Dr. Eric Svendsen has posted the following statement on his blog:
<< I have purged all the recent entries on this blog that referenced a certain highly emotional fundamentalist Roman Catholic e-pologist whose adolescent musings I have decided are just not worthy of my attention. I no longer think he and his views deserve the attention and free advertisement he is getting. I'd encourage others who may be dialoguing with him to do the same. He doesn't represent official Roman Catholic beliefs, and he's certainly not a recognized spokesperson for those beliefs. There is absolutely nothing to commend his views; he's demonstrated repeatedly that he is unable to engage in anything but sophistry on every level; he doesn't know how to engage in a fair handling of the biblical text; and to argue with him is to argue with a wall. I'm embarrassed to have mentioned him in the first place. On to more important things.

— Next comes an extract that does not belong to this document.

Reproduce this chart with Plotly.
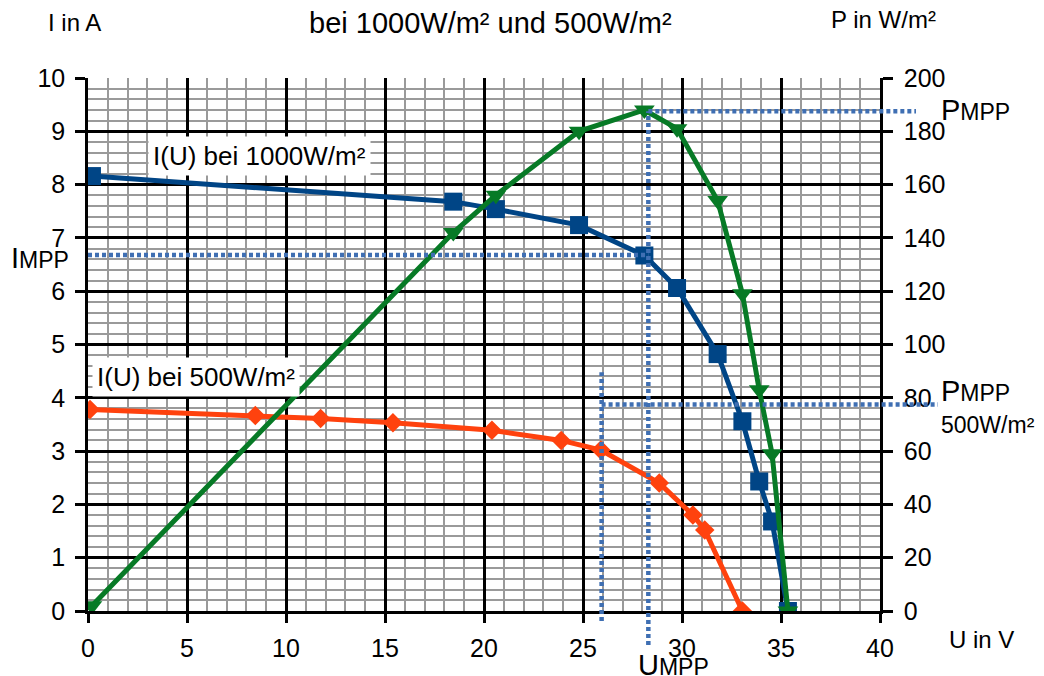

If you go over to the blog of Dave Armstrong, you find that he has reproduced this quote and taken it to be a personal attack upon himself.
He then uses this quote to justify a broad-brush smear against “these anti-Catholics' credibility and trustworthiness in matters of highly-important theological issues.”
The revealing thing about Armstrong’s reaction is that Dr. Svendsen never identifies the e-pologist in question. And there is, presumably, more than on Roman Catholic e-pologist around these days.
So why would Armstrong assume, without further ado, that Dr. Svendsen must be speaking about him? Why not the one-armed man?
Instead of naming him, Dr. Svendsen simply sketches the resume and psychological profile of a Catholic e-pologist who has the following character traits and modus operandi: “adolescent,” “highly emotional,” “sophistical,” “not a recognized spokesman” or “representative” voice of “official” RC teachings.
So why is Armstrong coming forward to volunteer himself as the only viable candidate for this anonymous indictment?
I realize that confession is good for the soul, yet such a self-incriminating reaction is startling, nonetheless. But having pled guilty, Mr. Armstrong has saved Dr. Svendsen and Dr. White a lot of time, which they can now divert to future suspects.